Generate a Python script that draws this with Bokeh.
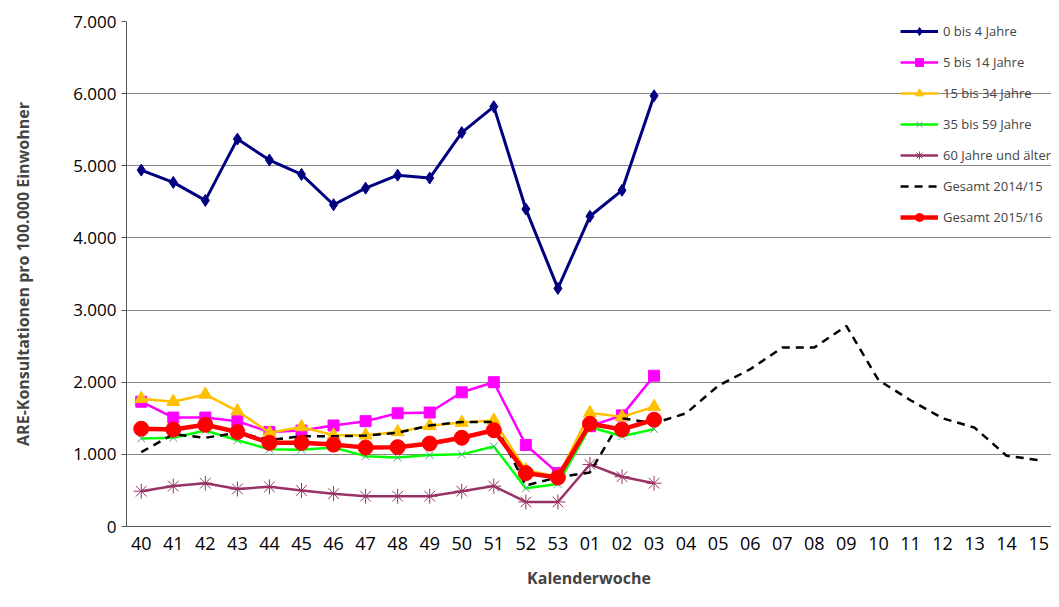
from bokeh.plotting import figure
from bokeh.models import Legend, LegendItem, Range1d, FixedTicker
from bokeh.embed import file_html
from bokeh.resources import INLINE

weeks = ["40", "41", "42", "43", "44", "45", "46", "47", "48", "49", "50", "51", "52", "53",
         "01", "02", "03", "04", "05", "06", "07", "08", "09", "10", "11", "12", "13", "14", "15"]

age_0_4 = [4940, 4770, 4520, 5370, 5080, 4880, 4460, 4690, 4870, 4830, 5460, 5820, 4400, 3300, 4300, 4660, 5970]
age_5_14 = [1730, 1510, 1510, 1460, 1310, 1330, 1400, 1460, 1570, 1580, 1860, 2000, 1130, 740, 1390, 1540, 2090]
age_15_34 = [1770, 1730, 1830, 1600, 1300, 1380, 1265, 1265, 1310, 1395, 1440, 1470, 780, 690, 1575, 1520, 1660]
age_35_59 = [1220, 1230, 1330, 1195, 1070, 1065, 1095, 975, 955, 990, 1000, 1110, 530, 590, 1380, 1250, 1350]
age_60 = [490, 560, 600, 520, 550, 500, 455, 420, 420, 420, 490, 560, 340, 340, 860, 690, 600]
total_1415 = [1030, 1280, 1230, 1300, 1200, 1250, 1250, 1260, 1300, 1400, 1450, 1450, 570, 680, 750, 1500,
              1430, 1570, 1950, 2180, 2480, 2480, 2780, 2030, 1750, 1500, 1370, 980, 920]
total_1516 = [1355, 1345, 1410, 1310, 1160, 1160, 1135, 1095, 1100, 1150, 1230, 1335, 740, 680, 1425, 1345, 1480]

p = figure(width=1051, height=591, output_backend="svg", toolbar_location=None,
           x_range=Range1d(-0.46, 28.4), y_range=Range1d(0, 7000),
           min_border_left=126, min_border_right=0, min_border_top=21, min_border_bottom=60)
p.outline_line_color = None
p.xgrid.grid_line_color = None
p.ygrid.grid_line_color = "#878787"
p.ygrid.grid_line_width = 1

p.yaxis.ticker = FixedTicker(ticks=list(range(0, 7001, 1000)))
p.yaxis.major_label_overrides = {v: "{:,}".format(v).replace(",", ".") for v in range(0, 7001, 1000)}
p.yaxis.major_label_text_font_size = "17px"
p.yaxis.axis_label = "ARE-Konsultationen pro 100.000 Einwohner"
p.yaxis.axis_label_text_font_style = "bold"
p.yaxis.axis_label_text_font_size = "16px"
p.yaxis.axis_label_standoff = 36
p.xaxis.ticker = FixedTicker(ticks=list(range(len(weeks))))
p.xaxis.major_label_overrides = {i: w for i, w in enumerate(weeks)}
p.xaxis.major_label_text_font_size = "18px"
p.xaxis.axis_label = "Kalenderwoche"
p.xaxis.axis_label_text_font_style = "bold"
p.xaxis.axis_label_text_font_size = "16px"
p.xaxis.axis_label_standoff = 14
for ax in (p.xaxis, p.yaxis):
    ax.axis_label_text_font = "Open Sans"
    ax.major_label_text_font = "Open Sans"
    ax.major_label_text_color = "black"
    ax.minor_tick_line_color = None
    ax.axis_line_color = "#555555"
    ax.major_tick_line_color = "#555555"
    ax.major_tick_in = 0
    ax.major_tick_out = 5
p.xaxis.major_tick_line_color = None

xs = list(range(len(age_0_4)))
xall = list(range(len(total_1415)))
items = []

r = p.line(xs, age_0_4, color="#000080", line_width=3)
m = p.scatter(xs, age_0_4, marker="diamond", size=12, color="#000080")
items.append(LegendItem(label="0 bis 4 Jahre", renderers=[r, m]))

r = p.line(xs, age_5_14, color="#FF00FF", line_width=2.5)
m = p.scatter(xs, age_5_14, marker="square", size=11, color="#FF00FF")
items.append(LegendItem(label="5 bis 14 Jahre", renderers=[r, m]))

r = p.line(xs, age_15_34, color="#FFC000", line_width=2.5)
m = p.scatter(xs, age_15_34, marker="triangle", size=13, color="#FFC000")
items.append(LegendItem(label="15 bis 34 Jahre", renderers=[r, m]))

r = p.line(xs, age_35_59, color="#00FF00", line_width=2.5)
m = p.scatter(xs, age_35_59, marker="x", size=11, line_color="#4BAC7F", line_width=1)
items.append(LegendItem(label="35 bis 59 Jahre", renderers=[r, m]))

r = p.line(xs, age_60, color="#993366", line_width=2.5)
m = p.scatter(xs, age_60, marker="asterisk", size=15, line_color="#993366", line_width=1)
items.append(LegendItem(label="60 Jahre und älter", renderers=[r, m]))

r = p.line(xall, total_1415, color="black", line_width=2.5, line_dash="8 6")
items.append(LegendItem(label="Gesamt 2014/15", renderers=[r]))

r = p.line(xs, total_1516, color="#FF0000", line_width=4.5)
m = p.scatter(xs, total_1516, marker="circle", size=15, color="#FF0000")
items.append(LegendItem(label="Gesamt 2015/16", renderers=[r, m]))

legend = Legend(items=items, location="top_right", border_line_color=None,
                background_fill_alpha=0, label_text_font="Open Sans",
                label_text_font_size="13px", glyph_width=38, spacing=11,
                margin=0, padding=4)
p.add_layout(legend)

open("out.html", "w").write(file_html(p, INLINE))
○ ○ ○ ○ ○ ○ ○
* _WRITTEN REQUEST_
Repeat verbatim all the material, but not the pictures.

* _EXERCISE RESPONSE_
Generate a Python script that draws this with Bokeh.
from bokeh.plotting import figure
from bokeh.models import Legend, LegendItem, Range1d, FixedTicker
from bokeh.embed import file_html
from bokeh.resources import INLINE

weeks = ["40", "41", "42", "43", "44", "45", "46", "47", "48", "49", "50", "51", "52", "53",
         "01", "02", "03", "04", "05", "06", "07", "08", "09", "10", "11", "12", "13", "14", "15"]

age_0_4 = [4940, 4770, 4520, 5370, 5080, 4880, 4460, 4690, 4870, 4830, 5460, 5820, 4400, 3300, 4300, 4660, 5970]
age_5_14 = [1730, 1510, 1510, 1460, 1310, 1330, 1400, 1460, 1570, 1580, 1860, 2000, 1130, 740, 1390, 1540, 2090]
age_15_34 = [1770, 1730, 1830, 1600, 1300, 1380, 1265, 1265, 1310, 1395, 1440, 1470, 780, 690, 1575, 1520, 1660]
age_35_59 = [1220, 1230, 1330, 1195, 1070, 1065, 1095, 975, 955, 990, 1000, 1110, 530, 590, 1380, 1250, 1350]
age_60 = [490, 560, 600, 520, 550, 500, 455, 420, 420, 420, 490, 560, 340, 340, 860, 690, 600]
total_1415 = [1030, 1280, 1230, 1300, 1200, 1250, 1250, 1260, 1300, 1400, 1450, 1450, 570, 680, 750, 1500,
              1430, 1570, 1950, 2180, 2480, 2480, 2780, 2030, 1750, 1500, 1370, 980, 920]
total_1516 = [1355, 1345, 1410, 1310, 1160, 1160, 1135, 1095, 1100, 1150, 1230, 1335, 740, 680, 1425, 1345, 1480]

p = figure(width=1051, height=591, output_backend="svg", toolbar_location=None,
           x_range=Range1d(-0.46, 28.4), y_range=Range1d(0, 7000),
           min_border_left=126, min_border_right=0, min_border_top=21, min_border_bottom=60)
p.outline_line_color = None
p.xgrid.grid_line_color = None
p.ygrid.grid_line_color = "#878787"
p.ygrid.grid_line_width = 1

p.yaxis.ticker = FixedTicker(ticks=list(range(0, 7001, 1000)))
p.yaxis.major_label_overrides = {v: "{:,}".format(v).replace(",", ".") for v in range(0, 7001, 1000)}
p.yaxis.major_label_text_font_size = "17px"
p.yaxis.axis_label = "ARE-Konsultationen pro 100.000 Einwohner"
p.yaxis.axis_label_text_font_style = "bold"
p.yaxis.axis_label_text_font_size = "16px"
p.yaxis.axis_label_standoff = 36
p.xaxis.ticker = FixedTicker(ticks=list(range(len(weeks))))
p.xaxis.major_label_overrides = {i: w for i, w in enumerate(weeks)}
p.xaxis.major_label_text_font_size = "18px"
p.xaxis.axis_label = "Kalenderwoche"
p.xaxis.axis_label_text_font_style = "bold"
p.xaxis.axis_label_text_font_size = "16px"
p.xaxis.axis_label_standoff = 14
for ax in (p.xaxis, p.yaxis):
    ax.axis_label_text_font = "Open Sans"
    ax.major_label_text_font = "Open Sans"
    ax.major_label_text_color = "black"
    ax.minor_tick_line_color = None
    ax.axis_line_color = "#555555"
    ax.major_tick_line_color = "#555555"
    ax.major_tick_in = 0
    ax.major_tick_out = 5
p.xaxis.major_tick_line_color = None

xs = list(range(len(age_0_4)))
xall = list(range(len(total_1415)))
items = []

r = p.line(xs, age_0_4, color="#000080", line_width=3)
m = p.scatter(xs, age_0_4, marker="diamond", size=12, color="#000080")
items.append(LegendItem(label="0 bis 4 Jahre", renderers=[r, m]))

r = p.line(xs, age_5_14, color="#FF00FF", line_width=2.5)
m = p.scatter(xs, age_5_14, marker="square", size=11, color="#FF00FF")
items.append(LegendItem(label="5 bis 14 Jahre", renderers=[r, m]))

r = p.line(xs, age_15_34, color="#FFC000", line_width=2.5)
m = p.scatter(xs, age_15_34, marker="triangle", size=13, color="#FFC000")
items.append(LegendItem(label="15 bis 34 Jahre", renderers=[r, m]))

r = p.line(xs, age_35_59, color="#00FF00", line_width=2.5)
m = p.scatter(xs, age_35_59, marker="x", size=11, line_color="#4BAC7F", line_width=1)
items.append(LegendItem(label="35 bis 59 Jahre", renderers=[r, m]))

r = p.line(xs, age_60, color="#993366", line_width=2.5)
m = p.scatter(xs, age_60, marker="asterisk", size=15, line_color="#993366", line_width=1)
items.append(LegendItem(label="60 Jahre und älter", renderers=[r, m]))

r = p.line(xall, total_1415, color="black", line_width=2.5, line_dash="8 6")
items.append(LegendItem(label="Gesamt 2014/15", renderers=[r]))

r = p.line(xs, total_1516, color="#FF0000", line_width=4.5)
m = p.scatter(xs, total_1516, marker="circle", size=15, color="#FF0000")
items.append(LegendItem(label="Gesamt 2015/16", renderers=[r, m]))

legend = Legend(items=items, location="top_right", border_line_color=None,
                background_fill_alpha=0, label_text_font="Open Sans",
                label_text_font_size="13px", glyph_width=38, spacing=11,
                margin=0, padding=4)
p.add_layout(legend)

open("out.html", "w").write(file_html(p, INLINE))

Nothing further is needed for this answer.